UPDATE 2-ABB lowers mid-term sales target on sluggish economy

* Q4 orders fall 5 pct to $10 bln vs $9.9 bln f‘cast

* Net profit of $525 mln hit by charges

* Rising early-cycle demand, offset by large order delays

* Revises revenue growth to 4-5 pct for 2011-2015 period

* Shares indicated down 2.2 pct (Adds details, shares, analyst, CEO quote)

By Caroline Copley

ZURICH, Feb 13 (Reuters) - Swiss engineering group ABB lowered its target for mid-term sales growth on Thursday, blaming a slower-than-expected economic recovery and weaker capital spending by its customers.

The company, which makes products ranging from power grids for utilities to industrial robots, said sales growth this year would be challenging as uncertainty in emerging markets, like China, offset growth in the United States and parts of Europe.

Like rivals, Germany’s Siemens and Schneider Electric of France, ABB has grappled with a dearth of large orders as a weak global economy saps demand for capital equipment and prompts clients to delay investments.

ABB said it had seen a pick-up in demand in its early cycle businesses, which make products such as circuit breakers, switches and industrial motors, in the fourth-quarter, but that spending remained weak from utility and mining companies.

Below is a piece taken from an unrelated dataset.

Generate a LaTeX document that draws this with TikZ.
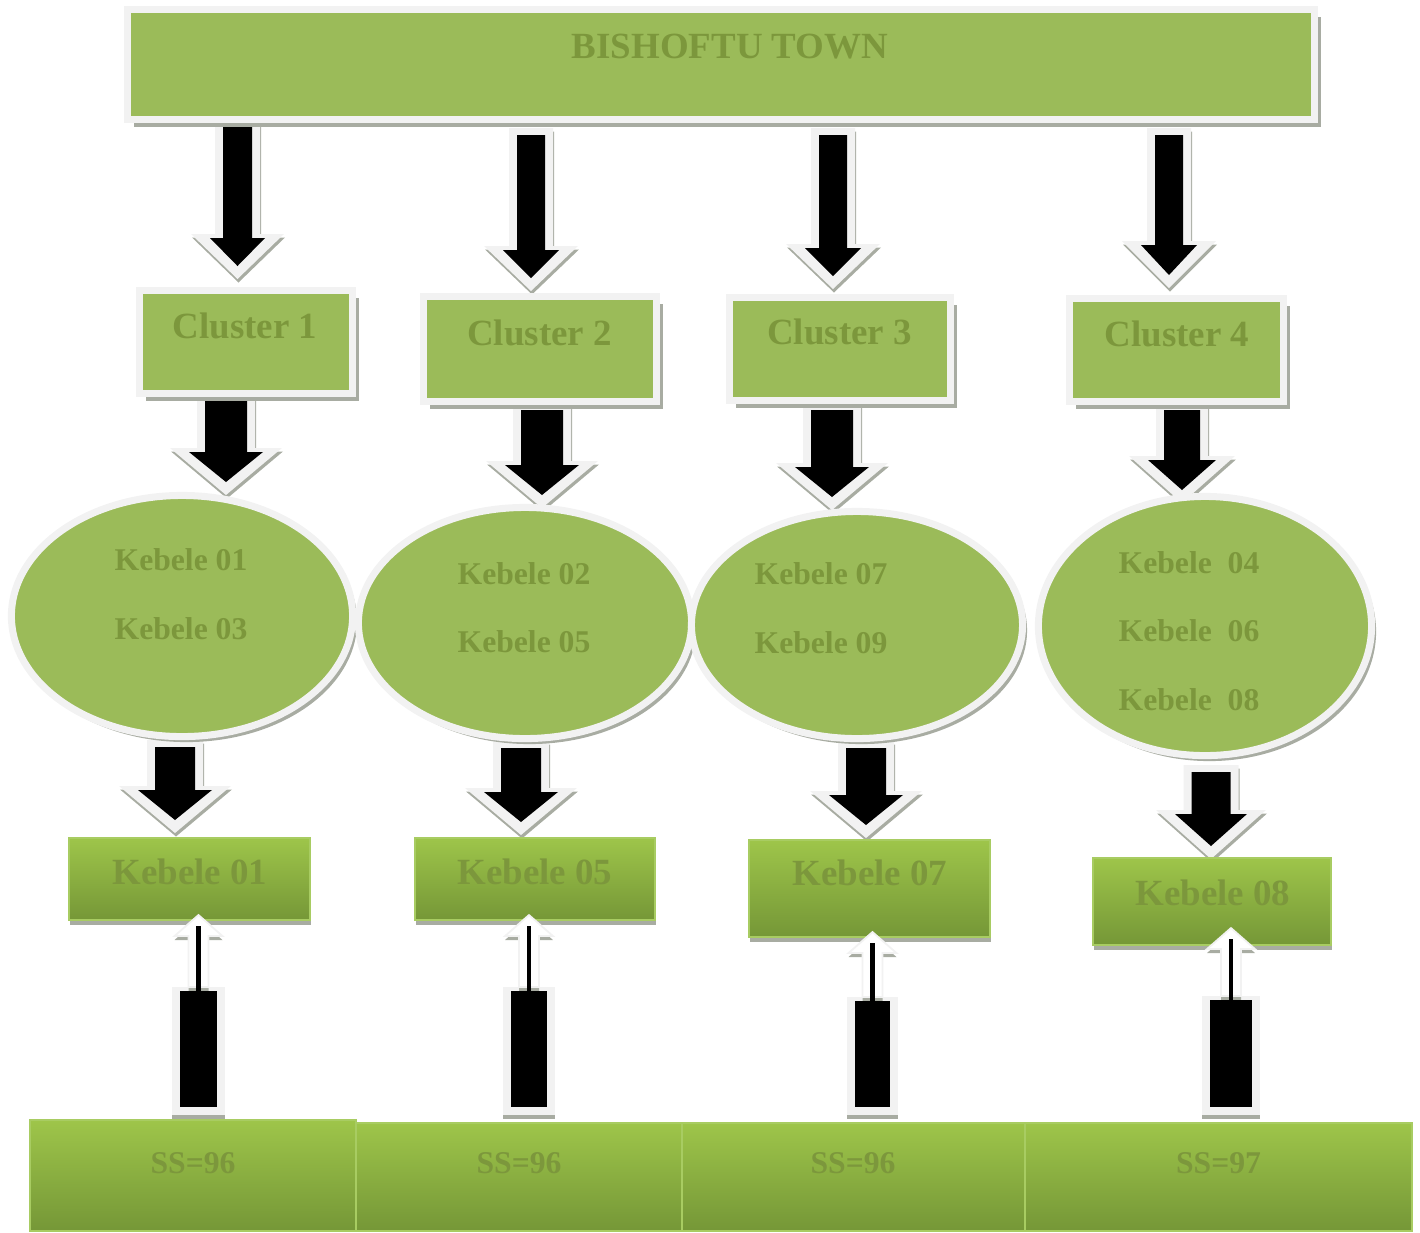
\documentclass[tikz,border=0pt]{standalone}
\usepackage{fontspec}
\setmainfont{Liberation Serif}
\usetikzlibrary{shapes.geometric,shadows}

\definecolor{olivefill}{RGB}{155,187,89}
\definecolor{olivetext}{RGB}{124,151,60}
\definecolor{rimwhite}{RGB}{242,242,242}
\definecolor{shadegray}{RGB}{168,172,162}
\definecolor{gradtop}{RGB}{158,197,74}
\definecolor{gradbot}{RGB}{117,151,55}
\definecolor{gradline}{RGB}{168,204,98}

\tikzset{
  rimbox/.style={rectangle, fill=olivefill, draw=rimwhite, line width=2pt, inner sep=0pt,
    drop shadow={shadow xshift=0.65mm, shadow yshift=-0.75mm, fill=shadegray, opacity=1}},
  rimoval/.style={ellipse, fill=olivefill, draw=rimwhite, line width=2pt, inner sep=0pt,
    drop shadow={shadow xshift=0.45mm, shadow yshift=-0.55mm, fill=shadegray, opacity=1}},
  gradbox/.style={rectangle, top color=gradtop, bottom color=gradbot, draw=gradline,
    line width=0.6pt, inner sep=0pt},
  kebbox/.style={gradbox,
    drop shadow={shadow xshift=0.1mm, shadow yshift=-0.45mm, fill=shadegray, opacity=1}},
  lbl/.style={text=olivetext, inner sep=0pt, font=\bfseries\fontsize{10.5}{12}\selectfont},
  smalllbl/.style={lbl, align=center, font=\bfseries\fontsize{9}{19.5}\selectfont}
}

% block arrow pointing down: centre x, top, neck, tip, shaft half width, head half width
\newcommand{\blkdown}[6]{%
  \fill[shadegray, xshift=0.1mm, yshift=-0.35mm]
    ({#1-#5-8},{#2-7}) -- ({#1+#5+8},{#2-7}) -- ({#1+#5+8},{#3-4}) -- ({#1+#6+19},{#3-4})
    -- (#1,{#4+13}) -- ({#1-#6-19},{#3-4}) -- ({#1-#5-8},{#3-4}) -- cycle;
  \fill[rimwhite]
    ({#1-#5-8},{#2-7}) -- ({#1+#5+8},{#2-7}) -- ({#1+#5+8},{#3-4}) -- ({#1+#6+19},{#3-4})
    -- (#1,{#4+13}) -- ({#1-#6-19},{#3-4}) -- ({#1-#5-8},{#3-4}) -- cycle;
  \fill[black]
    ({#1-#5},#2) -- ({#1+#5},#2) -- ({#1+#5},#3) -- ({#1+#6},#3)
    -- (#1,#4) -- ({#1-#6},#3) -- ({#1-#5},#3) -- cycle;
}

% arrow pointing up: centre x, top of the black bar, tip, half width of the bar
\newcommand{\blkup}[4]{%
  \fill[rimwhite] ({#1-#4-8},{#2-4}) rectangle ({#1+#4+8},1115);
  \fill[shadegray] ({#1-#4-8},1115) rectangle ({#1+#4+8},1119);
  \fill[shadegray, yshift=-0.4mm]
    ({#1-10},{#2-4}) -- ({#1-10},{#3+21}) -- ({#1-24},{#3+21}) -- (#1,#3)
    -- ({#1+24},{#3+21}) -- ({#1+10},{#3+21}) -- ({#1+10},{#2-4}) -- cycle;
  \filldraw[fill=white, draw=rimwhite, line width=0.5pt]
    ({#1-10},{#2-4}) -- ({#1-10},{#3+21}) -- ({#1-24},{#3+21}) -- (#1,#3)
    -- ({#1+24},{#3+21}) -- ({#1+10},{#3+21}) -- ({#1+10},{#2-4}) -- cycle;
  \draw[black, line width=1.3pt] (#1,#2) -- (#1,{#3+11});
  \fill[black] ({#1-#4},#2) rectangle ({#1+#4},1107);
}

\begin{document}
\begin{tikzpicture}[x=0.01cm, y=-0.01cm]
    \useasboundingbox (0,0) rectangle (1420,1232);

    % town -> clusters
    \blkdown{237.5}{125}{238}{266}{14.5}{27.5}
    \blkdown{531}{135}{250}{278}{14}{28}
    \blkdown{833}{135}{248}{276}{14}{28}
    \blkdown{1169}{135}{245}{275}{14}{28}

    % clusters -> kebeles
    \blkdown{226}{395}{452}{482}{21}{37}
    \blkdown{542}{410}{465}{495}{21}{37}
    \blkdown{832}{410}{467}{497}{21}{37}
    \blkdown{1182}{410}{460}{490}{18}{34}

    % kebeles -> chosen kebele
    \blkdown{175}{747}{790}{820}{20}{37}
    \blkdown{521}{748}{792}{822}{20}{37}
    \blkdown{866}{748}{795}{825}{20}{37}
    \blkdown{1211}{772}{814}{846}{19.5}{36}

    \node[rimbox, minimum width=11.87cm, minimum height=1.10cm] (town) at (721,64.5) {};
    \node[lbl] (towntxt) at (730,47) {BISHOFTU TOWN};

    \node[rimbox, minimum width=2.13cm, minimum height=1.03cm] (cl1) at (246,342) {};
    \node[rimbox, minimum width=2.33cm, minimum height=1.05cm] (cl2) at (540,349) {};
    \node[rimbox, minimum width=2.21cm, minimum height=1.03cm] (cl3) at (840,349) {};
    \node[rimbox, minimum width=2.14cm, minimum height=1.03cm] (cl4) at (1176.5,350) {};
    \node[lbl] (cl1txt) at (245,326) {Cluster 1};
    \node[lbl] (cl2txt) at (539.5,333) {Cluster 2};
    \node[lbl] (cl3txt) at (839.5,332) {Cluster 3};
    \node[lbl] (cl4txt) at (1177,334) {Cluster 4};

    \node[rimoval, minimum width=3.41cm, minimum height=2.41cm] (ov1) at (182,616) {};
    \node[rimoval, minimum width=3.33cm, minimum height=2.31cm] (ov2) at (525,623) {};
    \node[rimoval, minimum width=3.31cm, minimum height=2.27cm] (ov3) at (857,625) {};
    \node[rimoval, minimum width=3.33cm, minimum height=2.59cm] (ov4) at (1205,626) {};
    \node[smalllbl] (ov1txt) at (181,594) {Kebele 01\\Kebele 03};
    \node[smalllbl] (ov2txt) at (524,607.5) {Kebele 02\\Kebele 05};
    \node[smalllbl] (ov3txt) at (821,608) {Kebele 07\\Kebele 09};
    \node[smalllbl] (ov4txt) at (1189,631) {Kebele\ \ 04\\Kebele\ \ 06\\Kebele\ \ 08};

    \node[kebbox, minimum width=2.41cm, minimum height=0.82cm] (kb1) at (189.5,879) {};
    \node[kebbox, minimum width=2.40cm, minimum height=0.82cm] (kb2) at (535,879) {};
    \node[kebbox, minimum width=2.41cm, minimum height=0.97cm] (kb3) at (869.5,888.5) {};
    \node[kebbox, minimum width=2.38cm, minimum height=0.87cm] (kb4) at (1212,901.5) {};
    \node[lbl] (kb1txt) at (190,872) {Kebele 01};
    \node[lbl] (kb2txt) at (535,872) {Kebele 05};
    \node[lbl] (kb3txt) at (870,873) {Kebele 07};
    \node[lbl] (kb4txt) at (1213,893) {Kebele 08};

    \node[gradbox, minimum width=3.26cm, minimum height=1.11cm] (ss1) at (193,1175.5) {};
    \node[gradbox, minimum width=3.26cm, minimum height=1.08cm] (ss2) at (519,1177) {};
    \node[gradbox, minimum width=3.43cm, minimum height=1.08cm] (ss3) at (853.5,1177) {};
    \node[gradbox, minimum width=3.87cm, minimum height=1.08cm] (ss4) at (1218.5,1177) {};
    \node[smalllbl] (ss1txt) at (193,1163) {SS=96};
    \node[smalllbl] (ss2txt) at (519,1163) {SS=96};
    \node[smalllbl] (ss3txt) at (853,1163) {SS=96};
    \node[smalllbl] (ss4txt) at (1218.5,1163) {SS=97};

    % samples -> chosen kebele
    \blkup{198.5}{991}{915}{18.5}
    \blkup{529}{991}{915}{18}
    \blkup{872.5}{1001}{932}{17.5}
    \blkup{1231}{1000}{928}{21}
\end{tikzpicture}
\end{document}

“The early cycle shows some signals in certain markets of a pick-up, which is encouraging. However, it’s still too early to call it an upswing overall,” Chief Executive Ulrich Spiesshofer said in a video message.

Delays to offshore wind projects have also weighed on its business, prompting ABB to book a $260 million charge last month due to winter storms in the North Sea and restructuring costs at its power systems unit.

ABB now expects to increase overall sales at a compound annual growth rate of 4-5 percent for the 2011-2015 period. It had previously guided for a growth rate of 7-10 percent including some acquisitions.

Helvea analyst Stefan Gaechter said the revision to ABB’s target was long overdue because of subdued growth since 2011.

Shares in ABB, which have fallen over 7 percent since it hit a 5-1/2 year high on Jan. 20, were indicated down 2.2 percent, according to pre-market indications by bank Julius Baer.

The stock trades at 15.4 times forward earnings at a premium to Siemens’ 13.2 times and Schneider’s 14.9 times.


Orders fell 5 percent in the fourth-quarter to $10 billion, ahead of a forecast for $9.91 billion in a Reuters poll, hit by a 36 percent drop in large orders above $15 million as customers postponed infrastructure spending.

Weakness in the oil and gas and mining industries has also weighed on orders at ABB, with companies like Norway’s Statoil and Chesapeake Energy Corp cutting capital spending to focus on improving returns.

Spiesshofer, who took the helm in September, said the group would focus on organic growth, cutting costs and improving the returns in its power systems business this year. The company has pledged to be more selective on projects to try to make the division more profitable.

After shelling out more than $10 billion on acquisitions under former CEO Joe Hogan, Spiesshofer has also said he is open to pruning the group’s portfolio.

The company is looking to sell off non-core assets from Thomas & Betts Corp, the U.S. electrical components maker it acquired two years ago for $3.9 billion, and Power-One Inc, the U.S. solar energy company it bought for about $1 billion last year, sources told Reuters.

Net profit dropped 13 percent to $525 million, hit by previously flagged charges. Analysts in a Reuters poll had expected net profit of $538 million on average.

Revenues rose 3 percent to $11.37 billion, in line with forecasts.

The company said it expected earnings per share growth at a compound annual growth rate towards the lower end of its target range for 10-15 percent. It confirmed its other mid-term targets.